--- Task details ---
Repeat every line exactly, keeping the pictures out of the copy.

--- Data ---

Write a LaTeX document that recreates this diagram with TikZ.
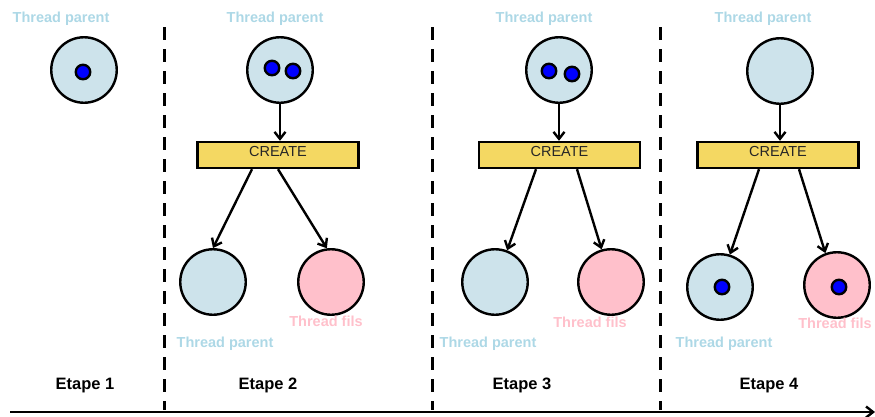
\documentclass[tikz,border=0pt]{standalone}
\usepackage{fontspec}
\setmainfont{Liberation Sans}
\usetikzlibrary{arrows.meta}
\definecolor{bleuclair}{HTML}{CDE3EB}
\definecolor{bleutxt}{HTML}{ADD8E6}
\definecolor{rose}{HTML}{FFC0CB}
\definecolor{jaune}{HTML}{F4D862}
\begin{document}
\begin{tikzpicture}[x=1pt,y=-1pt,line width=2.4pt,
  thread/.style={circle,draw,minimum size=65.5pt,inner sep=0pt},
  parent/.style={thread,fill=bleuclair},fils/.style={thread,fill=rose},
  point/.style={circle,draw,fill=blue,minimum size=14.5pt,inner sep=0pt},
  create/.style={draw,fill=jaune,minimum width=161pt,text height=12.5pt,text depth=10.5pt,inner xsep=0pt,inner ysep=1.5pt,text=black!85,font=\fontsize{14.5}{16}\selectfont},
  lbl/.style={anchor=base,font=\bfseries\fontsize{14.5}{16}\selectfont},
  etape/.style={anchor=base,font=\bfseries\fontsize{16.5}{18}\selectfont},
  fleche/.style={-{Straight Barb[length=7pt,width=11pt]}}]
\useasboundingbox (0,0) rectangle (875,416);
\foreach \x in {164,432,660} \draw[line width=3pt,dash pattern=on 13pt off 9pt] (\x,27)--(\x,410);
\coordinate (o) at (10,412);\coordinate (fin) at (875,412);
\draw[line width=2.4pt,fleche] (o)--(fin);
% etape 1
\node[lbl,text=bleutxt] (t1) at (61,22) {Thread parent};
\node[parent] (p1) at (84,70) {};\node[point] (d1) at (83,72) {};
\node[etape] (e1) at (85,389) {Etape 1};
% etape 2
\node[lbl,text=bleutxt] (t2) at (275,22) {Thread parent};
\node[parent] (p2) at (280,70) {};\node[point] (d2a) at (272,68) {};\node[point] (d2b) at (293,71) {};
\node[create] (c2) at (278,155) {CREATE};
\node[parent] (g2) at (213,282) {};\node[fils] (f2) at (331,282) {};
\draw[fleche] (p2.south)--(p2.south|-c2.north);
\draw[fleche] ([xshift=-26pt]c2.south)--(g2.90);\draw[fleche] (c2.south)--(f2.97);
\node[lbl,text=rose] (tf2) at (326,326) {Thread fils};
\node[lbl,text=bleutxt] (tp2) at (225,347) {Thread parent};
\node[etape] (e2) at (268,389) {Etape 2};
% etape 3
\node[lbl,text=bleutxt] (t3) at (544,22) {Thread parent};
\node[parent] (p3) at (559,70) {};\node[point] (d3a) at (549,71) {};\node[point] (d3b) at (572,74) {};
\node[create] (c3) at (559.5,155) {CREATE};
\node[parent] (g3) at (495,282) {};\node[fils] (f3) at (611,282) {};
\draw[fleche] (p3.south)--(p3.south|-c3.north);
\draw[fleche] ([xshift=-23.5pt]c3.south)--(g3.69);\draw[fleche] ([xshift=17.5pt]c3.south)--(f3.106);
\node[lbl,text=rose] (tf3) at (590,327) {Thread fils};
\node[lbl,text=bleutxt] (tp3) at (488,347) {Thread parent};
\node[etape] (e3) at (522,389) {Etape 3};
% etape 4
\node[lbl,text=bleutxt] (t4) at (763,22) {Thread parent};
\node[parent] (p4) at (780,71) {};
\node[create] (c4) at (778,155) {CREATE};
\node[parent] (g4) at (720,287) {};\node[fils] (f4) at (837,285) {};
\node[point] (d4a) at (722,287) {};\node[point] (d4b) at (839,287) {};
\draw[fleche] (p4.south)--(p4.south|-c4.north);
\draw[fleche] ([xshift=-19pt]c4.south)--(g4.73);\draw[fleche] ([xshift=21pt]c4.south)--(f4.110);
\node[lbl,text=rose] (tf4) at (835,328) {Thread fils};
\node[lbl,text=bleutxt] (tp4) at (724,347) {Thread parent};
\node[etape] (e4) at (769,389) {Etape 4};
\end{tikzpicture}
\end{document}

--- Solution to this problem ---
Write a LaTeX document that recreates this diagram with TikZ.
\documentclass[tikz,border=0pt]{standalone}
\usepackage{fontspec}
\setmainfont{Liberation Sans}
\usetikzlibrary{arrows.meta}
\definecolor{bleuclair}{HTML}{CDE3EB}
\definecolor{bleutxt}{HTML}{ADD8E6}
\definecolor{rose}{HTML}{FFC0CB}
\definecolor{jaune}{HTML}{F4D862}
\begin{document}
\begin{tikzpicture}[x=1pt,y=-1pt,line width=2.4pt,
  thread/.style={circle,draw,minimum size=65.5pt,inner sep=0pt},
  parent/.style={thread,fill=bleuclair},fils/.style={thread,fill=rose},
  point/.style={circle,draw,fill=blue,minimum size=14.5pt,inner sep=0pt},
  create/.style={draw,fill=jaune,minimum width=161pt,text height=12.5pt,text depth=10.5pt,inner xsep=0pt,inner ysep=1.5pt,text=black!85,font=\fontsize{14.5}{16}\selectfont},
  lbl/.style={anchor=base,font=\bfseries\fontsize{14.5}{16}\selectfont},
  etape/.style={anchor=base,font=\bfseries\fontsize{16.5}{18}\selectfont},
  fleche/.style={-{Straight Barb[length=7pt,width=11pt]}}]
\useasboundingbox (0,0) rectangle (875,416);
\foreach \x in {164,432,660} \draw[line width=3pt,dash pattern=on 13pt off 9pt] (\x,27)--(\x,410);
\coordinate (o) at (10,412);\coordinate (fin) at (875,412);
\draw[line width=2.4pt,fleche] (o)--(fin);
% etape 1
\node[lbl,text=bleutxt] (t1) at (61,22) {Thread parent};
\node[parent] (p1) at (84,70) {};\node[point] (d1) at (83,72) {};
\node[etape] (e1) at (85,389) {Etape 1};
% etape 2
\node[lbl,text=bleutxt] (t2) at (275,22) {Thread parent};
\node[parent] (p2) at (280,70) {};\node[point] (d2a) at (272,68) {};\node[point] (d2b) at (293,71) {};
\node[create] (c2) at (278,155) {CREATE};
\node[parent] (g2) at (213,282) {};\node[fils] (f2) at (331,282) {};
\draw[fleche] (p2.south)--(p2.south|-c2.north);
\draw[fleche] ([xshift=-26pt]c2.south)--(g2.90);\draw[fleche] (c2.south)--(f2.97);
\node[lbl,text=rose] (tf2) at (326,326) {Thread fils};
\node[lbl,text=bleutxt] (tp2) at (225,347) {Thread parent};
\node[etape] (e2) at (268,389) {Etape 2};
% etape 3
\node[lbl,text=bleutxt] (t3) at (544,22) {Thread parent};
\node[parent] (p3) at (559,70) {};\node[point] (d3a) at (549,71) {};\node[point] (d3b) at (572,74) {};
\node[create] (c3) at (559.5,155) {CREATE};
\node[parent] (g3) at (495,282) {};\node[fils] (f3) at (611,282) {};
\draw[fleche] (p3.south)--(p3.south|-c3.north);
\draw[fleche] ([xshift=-23.5pt]c3.south)--(g3.69);\draw[fleche] ([xshift=17.5pt]c3.south)--(f3.106);
\node[lbl,text=rose] (tf3) at (590,327) {Thread fils};
\node[lbl,text=bleutxt] (tp3) at (488,347) {Thread parent};
\node[etape] (e3) at (522,389) {Etape 3};
% etape 4
\node[lbl,text=bleutxt] (t4) at (763,22) {Thread parent};
\node[parent] (p4) at (780,71) {};
\node[create] (c4) at (778,155) {CREATE};
\node[parent] (g4) at (720,287) {};\node[fils] (f4) at (837,285) {};
\node[point] (d4a) at (722,287) {};\node[point] (d4b) at (839,287) {};
\draw[fleche] (p4.south)--(p4.south|-c4.north);
\draw[fleche] ([xshift=-19pt]c4.south)--(g4.73);\draw[fleche] ([xshift=21pt]c4.south)--(f4.110);
\node[lbl,text=rose] (tf4) at (835,328) {Thread fils};
\node[lbl,text=bleutxt] (tp4) at (724,347) {Thread parent};
\node[etape] (e4) at (769,389) {Etape 4};
\end{tikzpicture}
\end{document}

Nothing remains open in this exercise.